Тенденция к редукции (сведению) может рассматриваться как реакция на романтически-идеалистическую трактовку фантазии и фетишизацию ее в рассмотренных выше системах Бергсона и др. В самом деле, проблемы восприятия и памяти представляются более изученными, методики их исследования опробованными, да и реальность самих этих процессов, в отличие от фантазии, никогда не подвергалась сомнению. Следовательно, хотя для редукционизма характерно пренебрежение к специфическим закономерностям фантазии, он в значительной мере мотивирован стремлением опереться на конкретные и реальные данные, а не на полумистические глубинные силы. Сопоставление редукционизмом фактов, относящихся к проблематике фантазии, с закономерностями других процессов позволило четче выявить и очертить некоторые ее проблемы. Одним из таких аспектов является отношение фантазии к реальности. Ведь редукция продуктов фантазии к перцептивным образам и ставит вопрос о роли реального мира в творениях фантазии, поскольку восприятие представляет собой непосредственное отражение реальности.
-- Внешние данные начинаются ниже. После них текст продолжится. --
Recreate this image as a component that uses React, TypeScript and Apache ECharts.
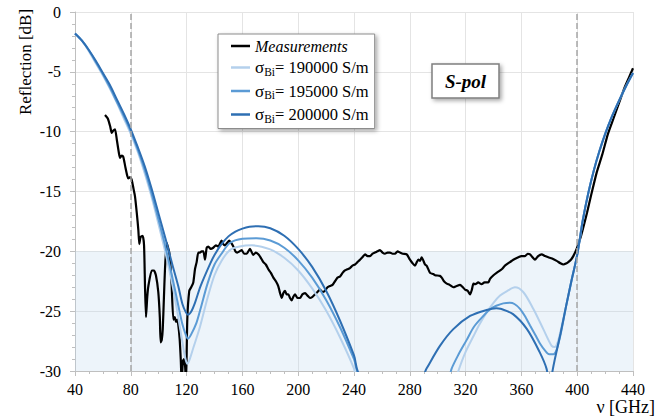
import React, { useEffect, useRef } from "react";
import * as echarts from "echarts";

const xTicks = [40, 80, 120, 160, 200, 240, 280, 320, 360, 400, 440];
const yTicks = [-30, -25, -20, -15, -10, -5, 0];

const measFreq = [61.5, 63.5, 65.3, 66.3, 67.5, 68.7, 70, 71.5, 72.3, 73.5, 74.6, 76, 77.5, 78.2, 79.5, 80.6, 82, 83, 84.3, 85.4, 86.1, 87, 88.5, 89.5, 90.2, 90.9, 91.8, 92.6, 95, 96.5, 98, 99.7, 100.8, 101.4, 102.2, 102.9, 103.7, 104.5, 105.7, 106.5, 107.6, 108.5, 109.3, 110.5, 111.5, 112.4, 113.3, 114.1, 115, 115.8, 116.5, 117.3, 118.1, 118.9, 119.6, 120.5, 121.9, 123.3, 124.8, 126, 127.2, 128.4, 129.6, 130.8, 132, 133.2, 134.4, 135.6, 137.3, 139.1, 141, 142.7, 145.1, 146.3, 147.5, 149, 150.6, 152, 153.5, 155, 156.3, 158, 159.5, 161.2, 163.1, 165.4, 167.8, 169.6, 171.4, 173, 175, 176.8, 178.6, 180.4, 182.2, 184, 185.7, 187, 188.2, 189.3, 190.5, 191.7, 192.9, 194.1, 195.3, 196.5, 197.7, 199.5, 201.3, 203, 204.9, 206.7, 208.5, 210.2, 212, 213.8, 215.6, 217.4, 219.2, 221, 222.8, 224.6, 226.4, 228.2, 230, 231.8, 233.5, 235.3, 237.1, 238.9, 240.7, 242.5, 244.3, 246, 247.9, 249.7, 251.5, 253.3, 255, 256.8, 258.6, 260.4, 262.2, 264, 265.8, 267.6, 269.4, 271.2, 273, 275, 277.8, 280.1, 282, 283.7, 285, 286.1, 287.4, 288.5, 290.9, 292.1, 294.5, 296.9, 298.1, 301.6, 302.9, 304.5, 306.5, 308.5, 311.2, 313.5, 316, 318, 319.6, 321.5, 323.2, 324.5, 325.6, 327, 329, 331.5, 333.5, 336.3, 337.5, 340, 342.2, 345.9, 348.2, 351.8, 354.2, 357.8, 360, 362.6, 364.5, 366.2, 368, 369.7, 372, 374.5, 377, 379.3, 382, 385.3, 388, 390, 392.4, 393.6, 395.5, 397.2, 399.6, 403, 407, 410, 414, 418, 422, 426, 430, 434, 437, 440];
const measDb = [-8.6, -8.9, -9.6, -10.1, -9.9, -9.8, -10.7, -11.8, -12.2, -12.0, -12.1, -12.9, -13.7, -13.9, -13.8, -14.0, -14.8, -15.4, -16.8, -18.2, -19.4, -18.8, -18.7, -19.5, -23, -25.5, -23.8, -22.9, -21.6, -21.6, -22.0, -23.4, -25.5, -27.6, -27.4, -26.5, -24.0, -21.5, -19.3, -19.6, -20.1, -21.3, -22.9, -25.7, -25.5, -25.9, -25.7, -26.2, -27.3, -29, -31, -29.2, -29, -29.6, -31, -25.7, -23.3, -23.0, -22.6, -21.5, -20.9, -20.1, -20.1, -20.0, -20.0, -20.7, -19.7, -19.6, -19.8, -19.7, -19.5, -19.6, -19.1, -19.4, -19.5, -19.3, -19.1, -19.3, -19.6, -20.0, -20.1, -20.0, -19.9, -20.2, -20.2, -19.8, -20.3, -20.1, -20.25, -20.5, -20.9, -21.1, -21.5, -21.8, -22.2, -22.5, -22.9, -23.5, -23.9, -23.5, -23.3, -23.6, -23.6, -23.9, -24.1, -23.8, -23.6, -23.9, -23.9, -23.6, -23.5, -23.7, -23.9, -23.8, -23.6, -23.4, -23.2, -23.4, -23.3, -23.0, -22.9, -22.8, -22.5, -22.2, -22.1, -21.8, -21.6, -21.5, -21.4, -21.2, -21.1, -20.9, -20.7, -20.5, -20.25, -20.4, -20.4, -20.2, -20.1, -20.0, -19.9, -20.1, -20.2, -20.1, -20.1, -20.2, -20.2, -20.0, -20.1, -20.2, -20.25, -20.7, -21.0, -21.2, -20.9, -20.7, -20.8, -20.5, -21.1, -21.2, -21.8, -21.9, -22.0, -22.05, -22.2, -22.5, -22.7, -22.8, -23.0, -22.9, -22.8, -23.0, -23.2, -23.3, -23.6, -23.2, -22.7, -22.75, -22.6, -22.75, -22.6, -22.6, -22.3, -22.0, -21.8, -21.5, -21.2, -20.9, -20.7, -20.5, -20.4, -20.4, -20.2, -20.25, -20.5, -20.7, -20.4, -20.25, -20.4, -20.5, -20.6, -20.8, -21.0, -21.1, -21.0, -20.9, -20.7, -20.4, -19.8, -18.6, -16.8, -15.3, -13.4, -11.9, -10.2, -8.9, -7.6, -6.3, -5.5, -4.7];

const s190Freq = [40, 45, 50, 55, 60, 65, 70, 75, 80, 85, 90, 95, 100, 105, 110, 114, 117, 119, 120.5, 122, 125, 129.6, 135, 140, 145, 151, 158, 166.7, 180, 190, 200, 210, 220, 230, 240, 243, 290, 308, 314.8, 320, 325.6, 330, 335.1, 340, 344.7, 350, 355.4, 361.3, 368.5, 375.7, 381.7, 384, 386, 388, 392, 396, 400, 404, 408, 412, 416, 420, 425, 430, 435, 440];
const s190Db = [-1.8, -2.4, -3.3, -4.3, -5.3, -6.4, -7.6, -8.9, -10.2, -11.7, -13.5, -15.5, -17.8, -20.2, -22.9, -25.5, -27.6, -28.9, -29.4, -29.1, -28.0, -26.3, -23.9, -22.0, -20.8, -19.9, -19.6, -19.5, -19.84, -20.54, -21.6, -23.1, -24.95, -27.2, -29.8, -31, -31, -32.5, -30, -28.4, -27.1, -26.1, -25.1, -24.3, -23.7, -23.3, -23.0, -23.4, -24.8, -26.5, -27.9, -28.0, -27.6, -26.7, -24.6, -22.4, -20.3, -17.4, -15.1, -13.2, -11.6, -10.2, -8.7, -7.4, -6.2, -5.1];

const s195Freq = [40, 45, 50, 55, 60, 65, 70, 75, 80, 85, 90, 95, 100, 105, 110, 114, 117, 119.5, 121, 123, 127, 130, 135, 140, 145, 151, 160, 170.2, 180, 190, 200, 210, 220, 230, 240, 245, 290, 305, 310, 315, 320.8, 326, 332.7, 338, 342, 347, 351.8, 355, 359, 363, 366.2, 370, 373.3, 377, 380, 383, 385, 388, 392, 396, 400, 404, 408, 412, 416, 420, 425, 430, 435, 440];
const s195Db = [-1.8, -2.4, -3.2, -4.2, -5.2, -6.3, -7.5, -8.7, -10.0, -11.5, -13.2, -15.2, -17.4, -19.7, -22.3, -24.5, -26.1, -27.0, -27.3, -27.0, -26.0, -24.8, -22.7, -21.1, -20.2, -19.3, -18.95, -18.9, -19.1, -19.7, -20.75, -22.2, -24.06, -26.34, -29.0, -30.5, -31, -31.6, -29.8, -28.6, -27.4, -26.3, -25.4, -24.8, -24.55, -24.35, -24.3, -24.4, -24.8, -25.5, -26.2, -27.0, -27.7, -28.3, -28.6, -28.6, -28.3, -27.0, -24.6, -22.4, -20.3, -17.4, -15.1, -13.2, -11.6, -10.2, -8.7, -7.4, -6.2, -5.1];

const s200Freq = [40, 45, 50, 55, 60, 65, 70, 75, 80, 85, 90, 95, 100, 105, 110, 114, 117, 119.5, 121, 123, 126, 130, 137, 140, 145, 150, 155, 160, 165, 171.4, 180, 190, 200, 210, 220, 230, 240, 245, 286, 292, 301.6, 311.2, 323.2, 335, 342, 345, 354, 364, 373, 378, 380.5, 382, 384, 388, 392, 396, 400, 404, 408, 412, 416, 420, 425, 430, 435, 440];
const s200Db = [-1.8, -2.4, -3.2, -4.1, -5.1, -6.1, -7.3, -8.5, -9.8, -11.3, -12.9, -14.8, -16.9, -19.0, -21.2, -22.9, -24.4, -25.1, -25.3, -25.1, -24.3, -22.9, -21.0, -20.3, -19.4, -18.75, -18.35, -18.1, -17.95, -17.9, -18.07, -18.7, -19.8, -21.3, -23.3, -25.8, -28.7, -30.4, -31, -29.8, -27.9, -26.5, -25.4, -24.9, -24.75, -24.8, -25.25, -26.5, -28.4, -29.8, -31.5, -30.2, -29.0, -26.9, -24.6, -22.4, -20.3, -17.4, -15.1, -13.2, -11.6, -10.2, -8.7, -7.4, -6.2, -5.1];

const seriesNames = ["Measurements", "σBi= 190000 S/m", "σBi= 195000 S/m", "σBi= 200000 S/m"];
const sigmaValues = ["190000", "195000", "200000"];

const zip = (xs: number[], ys: number[]) => xs.map((x, i) => [x, ys[i]]);

const FONT = "'Liberation Serif', 'DejaVu Serif', serif";

export default function App() {
  const ref = useRef<HTMLDivElement>(null);
  useEffect(() => {
    document.body.style.margin = "0";
    if (!ref.current) return;
    const chart = echarts.init(ref.current, null, { renderer: "svg" });
    const axisGray = "#bfbfbf";
    const modelColors = ["#b4d0ec", "#5b9bd5", "#2e6fb3"];
    const modelData = [zip(s190Freq, s190Db), zip(s195Freq, s195Db), zip(s200Freq, s200Db)];
    chart.setOption({
      animation: false,
      textStyle: { fontFamily: FONT },
      grid: { left: 75, right: 28, top: 12, bottom: 44 },
      xAxis: {
        type: "value",
        min: xTicks[0],
        max: xTicks[xTicks.length - 1],
        interval: 40,
        name: "ν [GHz]",
        nameLocation: "end",
        nameGap: 22,
        nameTextStyle: { fontFamily: FONT, fontSize: 18, color: "#000", align: "right", verticalAlign: "top", padding: [27, 0, 0, 0] },
        axisLine: { onZero: false, lineStyle: { color: axisGray } },
        axisTick: { show: true, length: 5, lineStyle: { color: axisGray } },
        minorTick: { show: true, splitNumber: 4, length: 3, lineStyle: { color: axisGray } },
        splitLine: { show: true, lineStyle: { color: "#e4e4e4" } },
        axisLabel: { fontFamily: FONT, fontSize: 16, color: "#000", margin: 10 },
      },
      yAxis: {
        type: "value",
        min: yTicks[0],
        max: yTicks[yTicks.length - 1],
        interval: 5,
        axisLine: { show: true, onZero: false, lineStyle: { color: axisGray } },
        axisTick: { show: true, length: 5, lineStyle: { color: axisGray } },
        minorTick: { show: true, splitNumber: 5, length: 3, lineStyle: { color: axisGray } },
        splitLine: { show: true, lineStyle: { color: "#e4e4e4" } },
        axisLabel: { fontFamily: FONT, fontSize: 16, color: "#000", margin: 14 },
      },
      legend: {
        orient: "vertical",
        left: 218,
        top: 34,
        icon: "rect",
        itemWidth: 19,
        itemHeight: 2.5,
        itemGap: 5,
        padding: [4, 6, 4, 13],
        backgroundColor: "#fff",
        borderColor: "#8c8c8c",
        borderWidth: 1,
        shadowBlur: 4,
        shadowColor: "rgba(0,0,0,0.35)",
        shadowOffsetX: 2,
        shadowOffsetY: 2,
        data: seriesNames,
        formatter: (name: string) => {
          const idx = seriesNames.indexOf(name);
          if (idx === 0) return "{m|Measurements}";
          return "{s|σ}{sub|Bi}{t|= " + sigmaValues[idx - 1] + " S/m}";
        },
        textStyle: {
          fontFamily: FONT,
          fontSize: 16,
          color: "#000",
          rich: {
            m: { fontFamily: FONT, fontSize: 16, fontStyle: "italic", lineHeight: 20, color: "#000" },
            s: { fontFamily: FONT, fontSize: 17, lineHeight: 20, color: "#000" },
            sub: { fontFamily: FONT, fontSize: 11.5, lineHeight: 20, verticalAlign: "bottom", color: "#000" },
            t: { fontFamily: FONT, fontSize: 16.5, lineHeight: 20, color: "#000" },
          },
        },
      },
      graphic: [
        {
          type: "rect",
          shape: { x: 432, y: 64, width: 67, height: 34 },
          style: { fill: "#fff", stroke: "#7f7f7f", lineWidth: 1.5, shadowBlur: 4, shadowOffsetX: 2, shadowOffsetY: 2, shadowColor: "rgba(0,0,0,0.35)" },
          z: 10,
        },
        {
          type: "text",
          x: 465.5,
          y: 81,
          style: { text: "S-pol", fontFamily: FONT, fontSize: 19, fontWeight: "bold", fontStyle: "italic", fill: "#000", align: "center", verticalAlign: "middle" },
          z: 11,
        },
        {
          type: "text",
          x: 25,
          y: 62,
          rotation: Math.PI / 2,
          style: { text: "Reflection [dB]", fontFamily: FONT, fontSize: 17, fill: "#000", align: "center", verticalAlign: "middle" },
        },
      ],
      series: [
        {
          name: seriesNames[0],
          type: "line",
          data: zip(measFreq, measDb),
          symbol: "none",
          smooth: 0.2,
          lineStyle: { color: "#000", width: 2.2 },
          itemStyle: { color: "#000" },
          markArea: {
            silent: true,
            itemStyle: { color: "rgba(189,215,238,0.28)" },
            data: [[{ yAxis: -20 }, { yAxis: -30 }]],
          },
          markLine: {
            silent: true,
            symbol: "none",
            label: { show: false },
            lineStyle: { type: "dashed", color: "#a6a6a6", width: 1.5 },
            data: [{ xAxis: 80 }, { xAxis: 400 }],
          },
        },
        ...modelData.map((d, i) => ({
          name: seriesNames[i + 1],
          type: "line",
          data: d,
          symbol: "none",
          smooth: 0.3,
          lineStyle: { color: modelColors[i], width: 2 },
          itemStyle: { color: modelColors[i] },
        })),
      ],
    });
    return () => chart.dispose();
  }, []);
  return <div ref={ref} style={{ width: 661, height: 416 }} />;
}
Взгляд, согласно которому фантастические образы зависят от реальности, базируется на материалистическом принципе познания: наши знания почерпнуты из реально существующего объективного внешнего мира.
Авторы, изображавшие в своих произведениях совершенно неправдоподобные события, всегда прямо или косвенно исходили из реальных явлений. В этом отношении показательным является психолого-литературоведческий труд Лоуэза «Дорога в Ксанаду: исследование способов воображения», в котором проведен тщательный разбор работы Кольриджа над его полумистической поэмой «Старый моряк». Лоуэз на основании кропотливого анализа многочисленных материалов, в том числе заметок в записной книжке поэта, приходит к следующему окончательному теоретическому итогу: «Представление о том, будто творческое воображение... имеет мало общего с фактами или вовсе ничего общего с ними не имеет, является живучим эпидемическим лжеучением. Ибо воображение никогда не работает в вакууме. Продукт воображения — это факт, подвергшийся преобразованию». Интересные примеры зависимости образов фантазии от реальности приводят М. Беркенблит и А. Петровский.
Отношение фантазии к реальности может быть весьма сложным и тонким. Так, Буарель связывает творческую деятельность с выявлением виртуально (неявно) заложенного в самой природе и вещах «инвентаря» изобретений. Иначе говоря, сам материал как бы предрасполагает к выбору решения (в глыбе мрамора уже заключена фигура Венеры).